Fountainhall House, by Pencaitland
©2022 Gazetteer for Scotland

Fountainhall House, by Pencaitland

A much-extended laird's house, Fountainhall lies 1¼ miles (2 km) southwest of Pencaitland in East Lothian. It was built, under the name of Woodhead, by the Pringles in the late 16th century and extended c.1638. In 1685 the property was sold to Sir John Lauder (1646 - 1722), later Lord Fountainhall, who changed the name. This fine A-listed building now comprises four interlinked blocks in cream sandstone with ashlar dressings. These blocks represent the successive phases of construction. The interior of the house is much as it was in the early 18th century, with a fine roll-moulded fireplace in the drawing room on the first floor, pine panelling and plain cornices.

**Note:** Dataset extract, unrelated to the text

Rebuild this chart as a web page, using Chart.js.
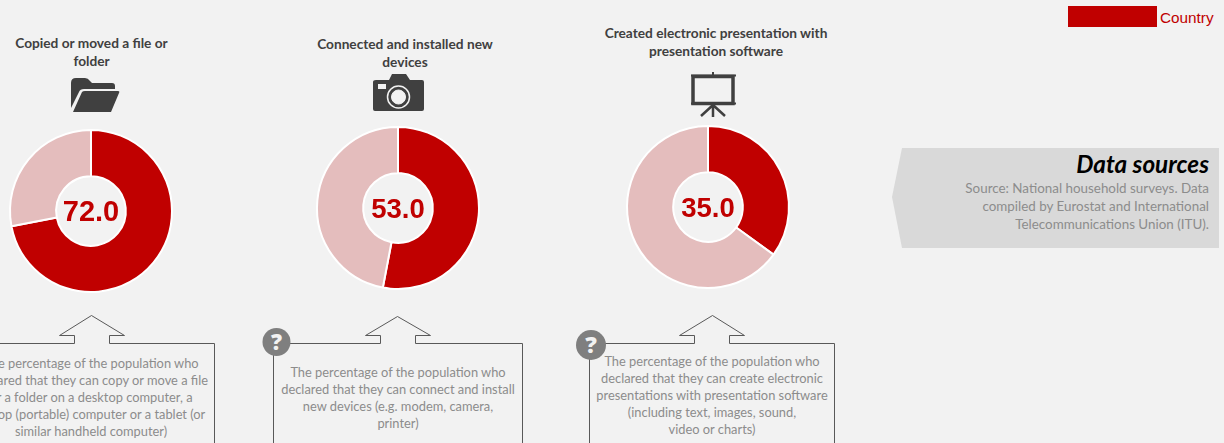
<!DOCTYPE html>
<html>
<head>
<meta charset="utf-8">
<script src="https://cdn.jsdelivr.net/npm/chart.js@4"></script>
<style>
  html, body { margin: 0; padding: 0; }
  body { width: 1224px; height: 443px; overflow: hidden; background: #f2f2f2; position: relative; font-family: Lato, sans-serif; }
  .donut { position: absolute; width: 170px; height: 170px; }
  .title { position: absolute; text-align: center; font-weight: 700; font-size: 13.7px; line-height: 18px; color: #404040; }
  .note { position: absolute; text-align: center; font-size: 12.85px; line-height: 17px; color: #8c8c8c; white-space: nowrap; }
  svg { position: absolute; left: 0; top: 0; }
</style>
</head>
<body>

<svg width="1224" height="443">
  <!-- data sources arrow -->
  <polygon points="902,148 1219,148 1219,248 902,248 892,197" fill="#d9d9d9"/>
  <!-- legend swatch -->
  <rect x="1068" y="6" width="89" height="21" fill="#c00000"/>

  <!-- folder icon -->
  <path d="M71 108 V83 Q71 78 76 78 H85 Q88 78 90 81 L92 83 H112 Q115 83 115 86 V89 H84 Q80 89 79 92 Z" fill="#404040"/>
  <path d="M73 112 L82 92 Q83 91 85 91 H118 Q120 91 119 93 L111 112 Z" fill="#404040"/>

  <!-- camera icon -->
  <path d="M376 80 H389 L392 74 H406 L410 80 H422 Q424 80 424 82 V109 Q424 111 422 111 H375 Q373 111 373 109 V82 Q373 80 376 80 Z" fill="#404040"/>
  <rect x="378" y="84" width="8" height="5" fill="#f2f2f2"/>
  <circle cx="398.500" cy="97" r="11" fill="#404040" stroke="#f2f2f2" stroke-width="1.500"/>
  <circle cx="398.500" cy="97" r="7" fill="#f2f2f2" stroke="#f2f2f2"/>

  <!-- presentation icon -->
  <g stroke="#404040" fill="none">
    <rect x="693" y="76.500" width="40" height="27" stroke-width="3.500"/>
    <path d="M691 75.500 H736 M691 103.500 H736" stroke-width="2"/>
    <path d="M713 72 V75" stroke-width="2"/>
    <path d="M713 104 V117 M713 105 L701 116 M713 105 L725 116" stroke-width="2.500"/>
  </g>

  <!-- callout boxes -->
  <g fill="none" stroke="#595959" stroke-width="1">
    <path d="M-10 343.500 H74.500 V335.500 H59.500 L91.500 315.500 L124.500 335.500 H109.500 V343.500 H214.500 V443"/>
    <path d="M273.500 443 V343.500 H380.500 V335.500 H365.500 L397.500 316.500 L430.500 335.500 H415.500 V343.500 H522.500 V443"/>
    <path d="M589.500 443 V343.500 H694.500 V335.500 H679.500 L712.500 315.500 L744.500 335.500 H729.500 V343.500 H834.500 V443"/>
  </g>

  <!-- question badges -->
  <circle cx="276.500" cy="342" r="14" fill="#7f7f7f"/>
  <circle cx="591" cy="345" r="15" fill="#7f7f7f"/>
  <text x="276.500" y="350" text-anchor="middle" font-family="Open Sans" font-weight="800" font-size="22" fill="#f2f2f2">?</text>
  <text x="591" y="353" text-anchor="middle" font-family="Open Sans" font-weight="800" font-size="23" fill="#f2f2f2">?</text>
</svg>

<div class="title" style="left:0;top:34px;width:183px">Copied or moved a file or<br>folder</div>
<div class="title" style="left:305px;top:35px;width:200px">Connected and installed new<br>devices</div>
<div class="title" style="left:596px;top:24px;width:240px">Created electronic presentation with<br>presentation software</div>

<canvas id="d1" class="donut" style="left:6px;top:126px"></canvas>
<canvas id="d2" class="donut" style="left:313px;top:123px"></canvas>
<canvas id="d3" class="donut" style="left:623px;top:122px"></canvas>

<div class="note" style="left:-29px;top:355px;width:240px">The percentage of the population who<br>declared that they can copy or move a file<br>or a folder on a desktop computer, a<br>laptop (portable) computer or a tablet (or<br>similar handheld computer)</div>
<div class="note" style="left:274px;top:364px;width:248px">The percentage of the population who<br>declared that they can connect and install<br>new devices (e.g. modem, camera,<br>printer)</div>
<div class="note" style="left:590px;top:353px;width:244px">The percentage of the population who<br>declared that they can create electronic<br>presentations with presentation software<br>(including text, images, sound,<br>video or charts)</div>

<div style="position:absolute;left:1160px;top:9px;font-family:'Liberation Sans';font-size:15.300px;color:#c00000">Country</div>
<div style="position:absolute;right:15px;top:149px;font-size:24.300px;font-weight:700;font-style:italic;color:#000">Data sources</div>
<div class="note" style="right:15px;left:auto;top:179px;width:290px;text-align:right;line-height:18px;font-size:13.400px">Source: National household surveys. Data<br>compiled by Eurostat and International<br>Telecommunications Union (ITU).</div>

<script>
const segmentLabels = ['Yes', 'Other'];
const fileValues = [72.0, 28.0];
const deviceValues = [53.0, 47.0];
const presentationValues = [35.0, 65.0];
const segmentColors = ['#c00000', '#e4bdbd'];

// draws the number inside the hole
const centerLabel = {
  id: 'centerLabel',
  afterDraw(chart) {
    const arc = chart.getDatasetMeta(0).data[0];
    const ctx = chart.ctx;
    ctx.save();
    ctx.fillStyle = '#c00000';
    ctx.font = 'bold ' + chart.options.plugins.centerLabel.size + 'px "Liberation Sans"';
    ctx.textAlign = 'center';
    ctx.textBaseline = 'middle';
    ctx.fillText(chart.data.datasets[0].data[0].toFixed(1), arc.x, arc.y + 2);
    ctx.restore();
  }
};

function makeDonut(id, values, size) {
  new Chart(document.getElementById(id), {
    type: 'doughnut',
    data: {
      labels: segmentLabels,
      datasets: [{
        data: values,
        backgroundColor: segmentColors,
        borderColor: '#ffffff',
        borderWidth: 2
      }]
    },
    options: {
      responsive: false,
      animation: false,
      cutout: '43%',
      layout: { padding: 3 },
      plugins: { legend: { display: false }, tooltip: { enabled: false }, centerLabel: { size: size } }
    },
    plugins: [centerLabel]
  });
}

makeDonut('d1', fileValues, 29);
makeDonut('d2', deviceValues, 27.5);
makeDonut('d3', presentationValues, 27.5);
</script>
</body>
</html>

Tapestries would have once covered the walls as decoration, and indeed when a later lath-and-plaster wall was removed in the 20th century, a tapestry was found in situ on the wall behind. There are fine cast-iron door fittings and a pair of iron jougs hang outside by the roll-moulded doorway. The Lauders sold the house to author Professor Ian Holbourn (1872 - 1935), who had survived the torpedoing of the RMS Lusitania in 1915. He renamed the house Penkaet Castle, but later owners restored the name Fountainhall. The house is said to be haunted, with one ghost being associated with a bed which Holbourn had been given, and which was said to have been slept in by King Charles I (1600-49).

There is a 17th-century walled garden to the E and a ruined doo'cot of the same period to the S.